September 23-27, 2006 Economic Week in Review Podcast

This was a pretty good week for the markets. Looking at the underlying economic news isn’t as glamorous as trying to trade hot stocks, but I believe it will lead to long term better performance. Why do I create this podcast? In the long run it’s the economic fundamentals that drive market returns. I’m in my early 20’s and have invested heavily in the markets for over 10 years. I’ve been burned and elated. I want to move from present-tense thinking and look ahead to underlying economic trends. So please leave me comments, suggestions, and feedback using the comments link below this post. Also, check out the references I used to create this report. -JAW

Listen live now, it’s only 5 minutes long

  • The Fed will hold its target for short-term interest rates at 5.25%. This was expected, and received well by the market.
  • September existing home sales declined 1.9% on a month-to-month basis. House prices dipped 2.2% on a year-to-year basis.
  • September’s new orders for manufactured durable goods was up 7.8%, larger than expected and mostly driven by civilian aircraft orders.
  • September’s new home sales was up 5.3% from August’s downwardly revised figure. The Northeast saw a 34.5% plunge.

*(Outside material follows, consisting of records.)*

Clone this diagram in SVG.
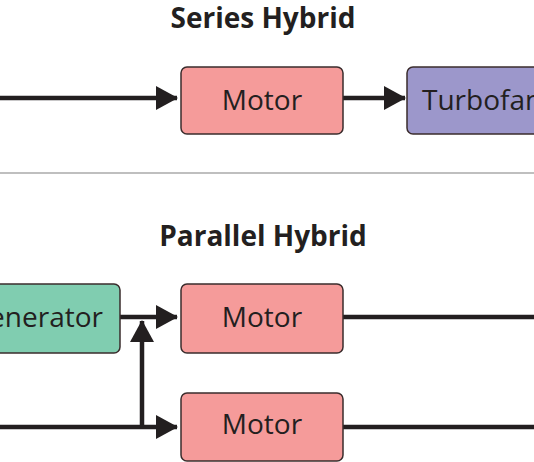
<svg xmlns="http://www.w3.org/2000/svg" width="534" height="462" viewBox="0 0 534 462">
<defs>
<marker id="ah" viewBox="0 0 22 24" refX="21" refY="12" markerWidth="22" markerHeight="24" markerUnits="userSpaceOnUse" orient="auto">
<path d="M0,0 L22,12 L0,24 Z" fill="#231f20"/>
</marker>
</defs>
<style>
.t{font-family:"Open Sans","Liberation Sans",sans-serif;font-weight:bold;font-size:28px;fill:#231f20;text-anchor:middle}
.l{font-family:"Open Sans","Liberation Sans",sans-serif;font-size:28px;fill:#231f20}
.box{stroke:#3a2c2c;stroke-width:1.5}
.motor{fill:#f59b9a}
.fan{fill:#9c97cb}
.gen{fill:#80cdb0}
.c{stroke:#231f20;stroke-width:4.5;fill:none}
</style>
<rect width="534" height="462" fill="#ffffff"/>
<text class="t" x="263" y="28">Series Hybrid</text>
<line x1="0" y1="173" x2="534" y2="173" stroke="#aaaaaa" stroke-width="1.5"/>
<text class="t" x="263" y="246">Parallel Hybrid</text>
<g id="connectors">
<line class="c" x1="0" y1="98" x2="177" y2="98" marker-end="url(#ah)"/>
<line class="c" x1="343" y1="98" x2="405" y2="98" marker-end="url(#ah)"/>
<line class="c" x1="120" y1="317" x2="177" y2="317" marker-end="url(#ah)"/>
<line class="c" x1="0" y1="427" x2="177" y2="427" marker-end="url(#ah)"/>
<line class="c" x1="142" y1="427" x2="142" y2="321" marker-end="url(#ah)"/>
<line class="c" x1="343" y1="317" x2="534" y2="317"/>
<line class="c" x1="343" y1="427" x2="534" y2="427"/>
</g>
<g id="series-motor">
<rect class="box motor" x="181" y="67" width="162" height="67" rx="6"/>
<text class="l" x="262" y="110" text-anchor="middle">Motor</text>
</g>
<g id="series-turbofan">
<rect class="box fan" x="407" y="67" width="160" height="67" rx="6"/>
<text class="l" x="422" y="110">Turbofan</text>
</g>
<g id="parallel-generator">
<rect class="box gen" x="-12" y="284" width="132" height="69" rx="6"/>
<text class="l" x="103" y="327" text-anchor="end">Generator</text>
</g>
<g id="parallel-motor-1">
<rect class="box motor" x="181" y="284" width="162" height="69" rx="6"/>
<text class="l" x="262" y="327" text-anchor="middle">Motor</text>
</g>
<g id="parallel-motor-2">
<rect class="box motor" x="181" y="393" width="162" height="68" rx="6"/>
<text class="l" x="262" y="434" text-anchor="middle">Motor</text>
</g>
</svg>
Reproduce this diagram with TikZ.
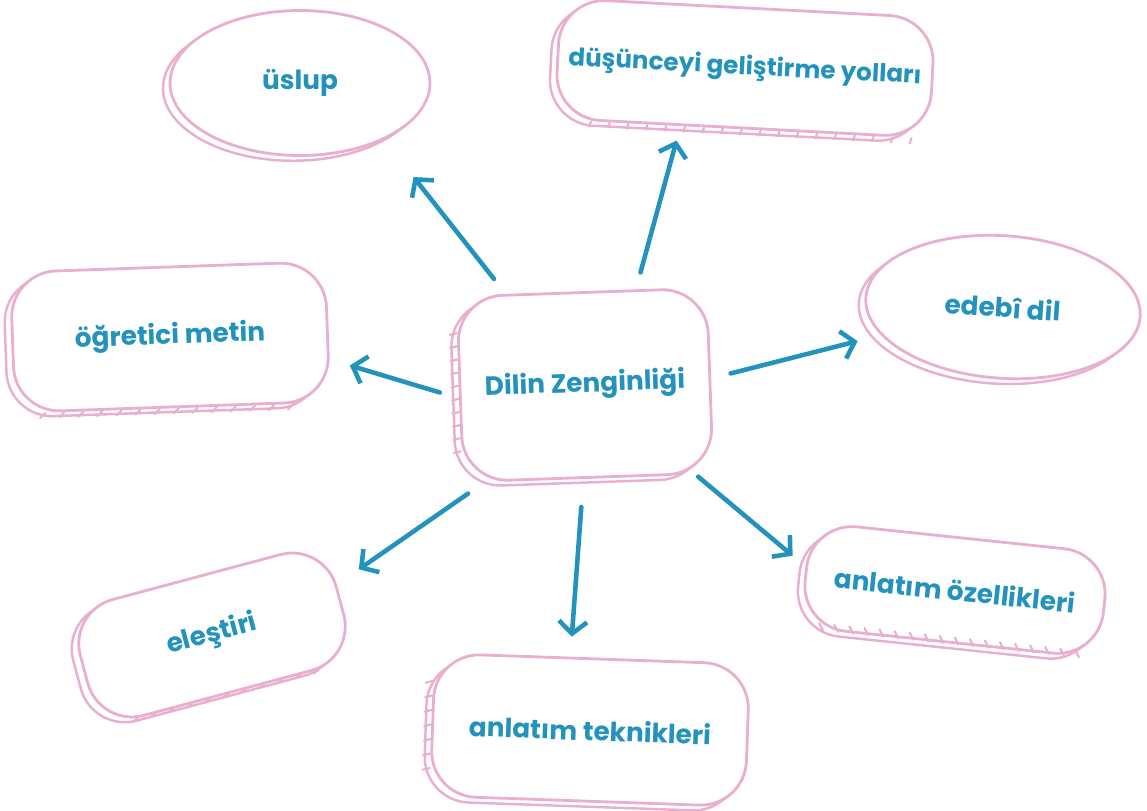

Q3 2006 GDP growth is slowing, down to an annualized 1.6% figure (Q2 was 2.6%). Drivers of this drop include home building (plunged 17.4% in Q3) and imports growing faster than exports. Investment in equipment and software, though, grew at an annualized 6.4% rate. The Federal Reserve Board announced it will hold its target for short-term interest rates at 5.25%. Two reports on the housing market showed a continuing slump in existing home sales, and a (surprising) increase in the sales of new homes. (That increase is due in part to declining prices). Durable-goods orders advanced sharply, primarily driven by airplane orders. Friday’s report on Q3 GDP showed slowing growth. For the week, the S&P 500 Index rose 1.0% to 1,377. The yield of the 10-year U.S. Treasury note fell 12 basis points to 4.67%.

Existing home sales data for September showed continued weakening in the housing market. Sales of existing homes declined to 6.18 million units on a month-to-month basis, down by 1.9%. House prices also dipped on a year-to-year basis, declining by 2.2%. The September sales data is the weakest since January 2004 with turnover off 14% from one year ago and down about 16% from the high in June 2005. The decline is nearly uniform across U.S. regions, and inventories remain high.

The Fed’s Open Market Committee (FOMC) held the target federal funds rate steady at 5.25%, as it had in its two previous meetings. In discussing its decision, the FOMC cited slowing growth, particularly the weakening housing market. Although core inflation has moved somewhat higher, the Fed expects that inflation pressures will likely moderate in the months ahead, in part due to falling energy prices. The GDP deflator (inflation measure) was up at just a 1.8% annual rate. That was down from 3.3% in each of the four preceding quarters. And lower energy prices only pulled that down about 0.2%. It appears inflation moderating in response to slower economic growth.

September’s orders for manufactured durable goods rose 7.8%, a larger-than-expected gain. The increase was largely driven by civilian aircraft orders, as orders for transportation equipment rose by 28%, the largest increase since June 2000. Gains in other sectors were more modest.

September’s new home sales also exceeded analysts’ expectations. According to the Commerce Department, September sales of new homes were 1.075 million units, up 5.3% from August’s downwardly revised figure. Sales were down most in the Northeast, by 34.5%, compared with August. New home prices continued to decline, helping to ease high inventories.

Q3 GDP numbers were released Friday. Growth is slowing, down to a 1.6% annualized rate from the second quarter’s pace of 2.6%. (First Quarter 2006’s growth was a steamy 5.6%). Homebuilding plunged 17.4% in the third quarter and subtracted one percentage point from overall growth. Trade also hurt GDP. Exports increased, but imports grew at a faster rate. The economy is definitely slowing, however in Q3, investment in equipment and software grew at an annualized rate of 6.4%.

Consumer spending, rose at a 3.1% annual rate, and business investment was up at an 8.6% rate. Payroll increases, wage growth, and strong profit trends will keep those categories at steady rates, keeping GDP growth from slowing dramatically.

Oil prices rose to just over $60 a barrel, while the 10-year note yield eased to 4.67% from 4.78% last week.

The economic week ahead holds many economic reports. Monday the Commerce Department will release the report on personal income. Tuesday the Labor Department releases the employment cost index, and the Conference Board: the report on consumer confidence. Data on construction spending will be released on Wednesday, and the Institute for Supply Management will release its factory sector and non-manufacturing indexes, on Wednesday and Friday, respectively. Reports on factory orders and nonfarm productivity on Thursday will be followed by the Labor Department’s report on employment, due Friday.